[SHORT EXERCISE]
Repeat only the lines from the one containing "Write a web" through the one containing "var totalDashed = totalSample.map(function", exactly as written, both ends included.

[Rows from a dataset]
============================================================

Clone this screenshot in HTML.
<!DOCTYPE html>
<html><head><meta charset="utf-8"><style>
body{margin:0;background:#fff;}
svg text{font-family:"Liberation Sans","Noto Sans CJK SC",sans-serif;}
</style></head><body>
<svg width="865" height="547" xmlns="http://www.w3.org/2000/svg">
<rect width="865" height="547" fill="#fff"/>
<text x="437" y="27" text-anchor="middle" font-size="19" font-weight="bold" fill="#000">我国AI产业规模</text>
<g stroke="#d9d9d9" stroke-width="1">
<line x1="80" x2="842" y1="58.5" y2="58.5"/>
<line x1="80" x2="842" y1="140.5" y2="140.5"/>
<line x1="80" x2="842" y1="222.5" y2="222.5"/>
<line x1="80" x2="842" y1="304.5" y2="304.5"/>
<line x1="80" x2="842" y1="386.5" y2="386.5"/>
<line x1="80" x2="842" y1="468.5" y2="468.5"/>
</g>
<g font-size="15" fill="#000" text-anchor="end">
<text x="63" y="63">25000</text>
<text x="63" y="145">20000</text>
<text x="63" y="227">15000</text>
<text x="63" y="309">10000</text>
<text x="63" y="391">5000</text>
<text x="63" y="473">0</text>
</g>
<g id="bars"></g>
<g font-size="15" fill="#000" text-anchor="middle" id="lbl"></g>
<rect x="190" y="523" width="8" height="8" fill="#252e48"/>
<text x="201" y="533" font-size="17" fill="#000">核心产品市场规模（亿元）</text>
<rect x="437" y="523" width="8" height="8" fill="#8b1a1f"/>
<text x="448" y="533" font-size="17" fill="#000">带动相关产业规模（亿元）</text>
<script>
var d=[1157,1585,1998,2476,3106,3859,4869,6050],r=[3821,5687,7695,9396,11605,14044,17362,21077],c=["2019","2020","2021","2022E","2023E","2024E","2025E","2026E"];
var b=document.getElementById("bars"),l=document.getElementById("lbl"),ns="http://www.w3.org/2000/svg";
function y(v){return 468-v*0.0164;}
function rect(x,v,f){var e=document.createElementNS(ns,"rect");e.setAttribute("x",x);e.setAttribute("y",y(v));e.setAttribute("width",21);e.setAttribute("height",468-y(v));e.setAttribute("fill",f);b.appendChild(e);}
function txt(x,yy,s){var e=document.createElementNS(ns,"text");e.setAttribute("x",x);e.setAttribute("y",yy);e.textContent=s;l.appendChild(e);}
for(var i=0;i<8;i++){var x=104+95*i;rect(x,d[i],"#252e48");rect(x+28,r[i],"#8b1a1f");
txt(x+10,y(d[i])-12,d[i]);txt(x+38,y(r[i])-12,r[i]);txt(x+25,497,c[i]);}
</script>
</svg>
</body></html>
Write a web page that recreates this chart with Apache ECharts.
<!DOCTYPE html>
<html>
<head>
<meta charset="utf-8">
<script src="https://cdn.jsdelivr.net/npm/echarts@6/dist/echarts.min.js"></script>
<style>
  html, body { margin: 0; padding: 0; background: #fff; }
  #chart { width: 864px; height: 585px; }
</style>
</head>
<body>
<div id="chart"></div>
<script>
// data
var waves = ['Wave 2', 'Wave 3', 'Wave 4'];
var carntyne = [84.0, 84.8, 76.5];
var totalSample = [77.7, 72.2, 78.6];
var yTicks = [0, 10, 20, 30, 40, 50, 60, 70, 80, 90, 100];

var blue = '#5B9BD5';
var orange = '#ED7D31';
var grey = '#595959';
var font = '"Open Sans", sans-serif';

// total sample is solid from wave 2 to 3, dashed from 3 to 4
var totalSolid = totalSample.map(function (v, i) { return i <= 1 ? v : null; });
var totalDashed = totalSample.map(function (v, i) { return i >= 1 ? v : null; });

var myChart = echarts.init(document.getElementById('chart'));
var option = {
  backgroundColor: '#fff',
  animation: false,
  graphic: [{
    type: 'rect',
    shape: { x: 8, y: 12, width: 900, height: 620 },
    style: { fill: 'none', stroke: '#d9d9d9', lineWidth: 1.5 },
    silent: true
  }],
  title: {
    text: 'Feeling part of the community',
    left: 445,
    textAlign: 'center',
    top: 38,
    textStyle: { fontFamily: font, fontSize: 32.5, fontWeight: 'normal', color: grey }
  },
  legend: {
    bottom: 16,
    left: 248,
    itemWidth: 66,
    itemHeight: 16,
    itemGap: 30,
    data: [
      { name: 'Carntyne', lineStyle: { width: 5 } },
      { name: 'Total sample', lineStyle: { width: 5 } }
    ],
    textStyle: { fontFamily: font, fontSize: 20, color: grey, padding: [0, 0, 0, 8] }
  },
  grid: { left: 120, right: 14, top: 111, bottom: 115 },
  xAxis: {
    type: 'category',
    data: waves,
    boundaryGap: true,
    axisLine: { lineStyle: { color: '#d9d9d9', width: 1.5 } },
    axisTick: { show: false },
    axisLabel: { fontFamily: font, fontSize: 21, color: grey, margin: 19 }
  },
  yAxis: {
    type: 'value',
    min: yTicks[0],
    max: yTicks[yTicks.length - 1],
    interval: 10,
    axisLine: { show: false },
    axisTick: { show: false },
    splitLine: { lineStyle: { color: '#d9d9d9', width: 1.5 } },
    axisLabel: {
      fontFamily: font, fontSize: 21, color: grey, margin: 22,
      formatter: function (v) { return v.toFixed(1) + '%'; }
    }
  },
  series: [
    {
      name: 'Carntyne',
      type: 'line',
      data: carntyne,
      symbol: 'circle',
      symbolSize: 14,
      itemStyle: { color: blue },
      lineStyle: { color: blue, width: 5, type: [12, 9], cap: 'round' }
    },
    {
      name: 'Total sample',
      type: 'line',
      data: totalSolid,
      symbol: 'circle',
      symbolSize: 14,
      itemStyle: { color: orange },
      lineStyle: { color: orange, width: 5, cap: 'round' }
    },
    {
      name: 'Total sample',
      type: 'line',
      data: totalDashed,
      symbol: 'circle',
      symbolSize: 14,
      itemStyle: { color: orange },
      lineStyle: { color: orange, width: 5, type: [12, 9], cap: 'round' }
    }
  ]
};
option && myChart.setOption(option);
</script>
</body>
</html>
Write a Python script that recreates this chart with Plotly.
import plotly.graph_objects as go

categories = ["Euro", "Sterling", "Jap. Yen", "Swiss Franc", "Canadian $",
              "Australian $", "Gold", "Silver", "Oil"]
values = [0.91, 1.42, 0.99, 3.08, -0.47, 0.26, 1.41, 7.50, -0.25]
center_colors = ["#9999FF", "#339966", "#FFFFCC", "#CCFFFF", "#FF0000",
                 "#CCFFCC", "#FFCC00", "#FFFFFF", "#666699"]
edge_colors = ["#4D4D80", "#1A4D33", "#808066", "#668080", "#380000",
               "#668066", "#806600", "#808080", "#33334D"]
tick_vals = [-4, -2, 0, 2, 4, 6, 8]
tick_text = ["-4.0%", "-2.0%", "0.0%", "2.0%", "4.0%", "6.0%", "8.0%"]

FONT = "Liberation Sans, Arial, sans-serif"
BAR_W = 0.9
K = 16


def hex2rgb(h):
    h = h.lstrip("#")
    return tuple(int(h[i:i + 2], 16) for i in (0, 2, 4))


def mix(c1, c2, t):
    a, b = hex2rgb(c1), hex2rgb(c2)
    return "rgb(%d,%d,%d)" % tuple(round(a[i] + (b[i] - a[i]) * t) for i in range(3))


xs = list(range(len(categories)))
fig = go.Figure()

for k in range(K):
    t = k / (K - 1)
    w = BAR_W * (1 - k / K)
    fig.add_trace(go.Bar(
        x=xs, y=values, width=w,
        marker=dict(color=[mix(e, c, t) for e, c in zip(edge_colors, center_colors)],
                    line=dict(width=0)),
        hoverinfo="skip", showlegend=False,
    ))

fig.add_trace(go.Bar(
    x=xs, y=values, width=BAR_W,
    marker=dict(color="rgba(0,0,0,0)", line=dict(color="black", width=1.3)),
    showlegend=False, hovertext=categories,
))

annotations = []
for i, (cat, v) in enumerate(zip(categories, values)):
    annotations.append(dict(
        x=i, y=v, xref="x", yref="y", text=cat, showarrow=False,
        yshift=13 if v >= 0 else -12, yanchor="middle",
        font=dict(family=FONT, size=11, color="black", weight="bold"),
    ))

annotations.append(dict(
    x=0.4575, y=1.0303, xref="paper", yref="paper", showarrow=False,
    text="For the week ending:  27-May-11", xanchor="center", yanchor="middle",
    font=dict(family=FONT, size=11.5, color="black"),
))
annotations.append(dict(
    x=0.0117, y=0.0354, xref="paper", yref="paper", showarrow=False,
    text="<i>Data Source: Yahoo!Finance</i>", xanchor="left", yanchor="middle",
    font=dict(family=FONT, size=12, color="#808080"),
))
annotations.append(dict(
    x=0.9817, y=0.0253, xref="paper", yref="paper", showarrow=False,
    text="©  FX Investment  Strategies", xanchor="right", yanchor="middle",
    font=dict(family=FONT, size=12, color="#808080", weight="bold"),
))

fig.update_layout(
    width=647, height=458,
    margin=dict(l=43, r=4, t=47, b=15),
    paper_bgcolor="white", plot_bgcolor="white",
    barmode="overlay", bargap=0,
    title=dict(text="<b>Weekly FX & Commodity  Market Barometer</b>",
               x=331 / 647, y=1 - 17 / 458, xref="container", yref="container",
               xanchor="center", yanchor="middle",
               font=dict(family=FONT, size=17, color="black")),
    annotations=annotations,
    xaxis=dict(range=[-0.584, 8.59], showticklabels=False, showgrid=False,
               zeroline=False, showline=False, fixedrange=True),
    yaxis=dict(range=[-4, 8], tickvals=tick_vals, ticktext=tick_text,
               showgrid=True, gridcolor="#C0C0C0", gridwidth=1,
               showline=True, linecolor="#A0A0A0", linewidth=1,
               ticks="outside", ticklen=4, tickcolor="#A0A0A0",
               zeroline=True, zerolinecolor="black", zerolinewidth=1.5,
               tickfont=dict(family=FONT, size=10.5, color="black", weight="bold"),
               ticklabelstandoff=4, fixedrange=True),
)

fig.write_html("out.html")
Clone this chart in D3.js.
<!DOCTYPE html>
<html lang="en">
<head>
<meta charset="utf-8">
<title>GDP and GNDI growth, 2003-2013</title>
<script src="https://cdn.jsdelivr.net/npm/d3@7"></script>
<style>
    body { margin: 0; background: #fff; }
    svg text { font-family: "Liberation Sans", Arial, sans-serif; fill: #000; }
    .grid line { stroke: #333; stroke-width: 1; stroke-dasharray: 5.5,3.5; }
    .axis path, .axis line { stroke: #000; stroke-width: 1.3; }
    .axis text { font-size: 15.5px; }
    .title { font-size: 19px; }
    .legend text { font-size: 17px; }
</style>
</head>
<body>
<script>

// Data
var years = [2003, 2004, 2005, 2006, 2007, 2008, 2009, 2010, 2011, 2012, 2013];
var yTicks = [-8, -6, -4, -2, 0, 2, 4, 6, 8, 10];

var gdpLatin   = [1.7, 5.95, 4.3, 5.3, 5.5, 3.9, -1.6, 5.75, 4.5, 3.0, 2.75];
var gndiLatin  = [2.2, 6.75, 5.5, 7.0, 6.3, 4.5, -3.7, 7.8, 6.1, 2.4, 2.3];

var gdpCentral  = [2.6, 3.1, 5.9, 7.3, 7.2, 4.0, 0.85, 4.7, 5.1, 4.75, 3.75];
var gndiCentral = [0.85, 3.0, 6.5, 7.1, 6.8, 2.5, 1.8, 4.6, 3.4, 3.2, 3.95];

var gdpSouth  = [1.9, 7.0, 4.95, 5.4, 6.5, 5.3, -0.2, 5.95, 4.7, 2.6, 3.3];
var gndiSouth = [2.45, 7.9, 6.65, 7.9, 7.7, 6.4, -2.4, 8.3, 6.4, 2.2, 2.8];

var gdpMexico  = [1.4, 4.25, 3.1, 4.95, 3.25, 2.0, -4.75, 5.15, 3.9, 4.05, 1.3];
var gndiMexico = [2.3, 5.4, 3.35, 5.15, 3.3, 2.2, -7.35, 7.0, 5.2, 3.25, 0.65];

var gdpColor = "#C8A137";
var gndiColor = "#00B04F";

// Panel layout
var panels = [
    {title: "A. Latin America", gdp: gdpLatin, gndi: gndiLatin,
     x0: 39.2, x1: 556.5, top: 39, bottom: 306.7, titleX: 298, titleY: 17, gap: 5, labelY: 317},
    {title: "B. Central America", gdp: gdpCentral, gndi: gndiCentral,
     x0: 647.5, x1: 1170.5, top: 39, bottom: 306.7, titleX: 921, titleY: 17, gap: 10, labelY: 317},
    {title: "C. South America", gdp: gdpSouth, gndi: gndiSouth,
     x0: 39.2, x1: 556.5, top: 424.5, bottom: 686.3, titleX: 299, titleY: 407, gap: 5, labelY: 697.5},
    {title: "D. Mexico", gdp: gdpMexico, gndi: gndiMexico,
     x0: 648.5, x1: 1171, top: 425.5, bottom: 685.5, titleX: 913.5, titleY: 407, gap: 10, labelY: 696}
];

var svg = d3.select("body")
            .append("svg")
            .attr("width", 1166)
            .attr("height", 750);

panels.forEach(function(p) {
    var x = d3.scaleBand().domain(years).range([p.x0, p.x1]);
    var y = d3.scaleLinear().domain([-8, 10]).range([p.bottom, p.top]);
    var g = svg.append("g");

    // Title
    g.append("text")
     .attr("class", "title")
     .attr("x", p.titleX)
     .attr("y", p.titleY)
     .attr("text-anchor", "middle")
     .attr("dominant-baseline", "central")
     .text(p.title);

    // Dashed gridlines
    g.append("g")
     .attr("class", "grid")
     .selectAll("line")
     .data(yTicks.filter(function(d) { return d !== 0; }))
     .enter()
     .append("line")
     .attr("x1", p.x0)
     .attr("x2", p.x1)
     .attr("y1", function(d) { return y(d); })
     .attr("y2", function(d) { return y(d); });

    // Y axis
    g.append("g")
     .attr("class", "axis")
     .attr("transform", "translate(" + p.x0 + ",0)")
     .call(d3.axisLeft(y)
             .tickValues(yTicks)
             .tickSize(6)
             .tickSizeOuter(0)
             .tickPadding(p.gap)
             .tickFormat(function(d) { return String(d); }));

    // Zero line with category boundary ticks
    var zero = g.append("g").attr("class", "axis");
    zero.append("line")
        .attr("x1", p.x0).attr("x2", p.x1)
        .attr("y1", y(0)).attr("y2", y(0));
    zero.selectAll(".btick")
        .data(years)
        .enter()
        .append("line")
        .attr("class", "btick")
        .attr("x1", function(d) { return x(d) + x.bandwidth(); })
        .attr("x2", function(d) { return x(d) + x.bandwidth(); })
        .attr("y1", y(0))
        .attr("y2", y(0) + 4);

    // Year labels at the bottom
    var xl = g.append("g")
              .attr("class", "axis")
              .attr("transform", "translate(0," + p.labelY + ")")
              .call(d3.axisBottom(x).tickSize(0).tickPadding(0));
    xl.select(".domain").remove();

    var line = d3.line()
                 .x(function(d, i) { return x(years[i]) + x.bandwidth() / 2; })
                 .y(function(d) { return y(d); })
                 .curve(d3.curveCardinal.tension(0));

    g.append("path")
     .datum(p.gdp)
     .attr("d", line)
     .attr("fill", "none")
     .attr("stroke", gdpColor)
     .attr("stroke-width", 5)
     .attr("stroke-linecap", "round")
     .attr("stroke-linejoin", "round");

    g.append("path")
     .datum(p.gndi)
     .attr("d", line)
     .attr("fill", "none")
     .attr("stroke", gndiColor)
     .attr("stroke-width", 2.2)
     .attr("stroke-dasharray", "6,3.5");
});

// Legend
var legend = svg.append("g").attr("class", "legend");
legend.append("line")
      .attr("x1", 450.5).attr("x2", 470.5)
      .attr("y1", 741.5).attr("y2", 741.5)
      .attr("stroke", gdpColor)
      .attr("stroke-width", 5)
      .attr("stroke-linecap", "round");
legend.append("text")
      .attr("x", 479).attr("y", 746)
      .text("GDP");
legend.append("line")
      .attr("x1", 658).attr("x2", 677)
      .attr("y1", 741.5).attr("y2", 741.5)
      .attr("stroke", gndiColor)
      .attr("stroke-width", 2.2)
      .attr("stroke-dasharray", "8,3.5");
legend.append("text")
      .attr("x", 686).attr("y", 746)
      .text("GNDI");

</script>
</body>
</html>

============================================================

[CORRECT OUTPUT]
Write a web page that recreates this chart with Apache ECharts.
<!DOCTYPE html>
<html>
<head>
<meta charset="utf-8">
<script src="https://cdn.jsdelivr.net/npm/echarts@6/dist/echarts.min.js"></script>
<style>
  html, body { margin: 0; padding: 0; background: #fff; }
  #chart { width: 864px; height: 585px; }
</style>
</head>
<body>
<div id="chart"></div>
<script>
// data
var waves = ['Wave 2', 'Wave 3', 'Wave 4'];
var carntyne = [84.0, 84.8, 76.5];
var totalSample = [77.7, 72.2, 78.6];
var yTicks = [0, 10, 20, 30, 40, 50, 60, 70, 80, 90, 100];

var blue = '#5B9BD5';
var orange = '#ED7D31';
var grey = '#595959';
var font = '"Open Sans", sans-serif';

// total sample is solid from wave 2 to 3, dashed from 3 to 4
var totalSolid = totalSample.map(function (v, i) { return i <= 1 ? v : null; });
var totalDashed = totalSample.map(function (v, i) { return i >= 1 ? v : null; });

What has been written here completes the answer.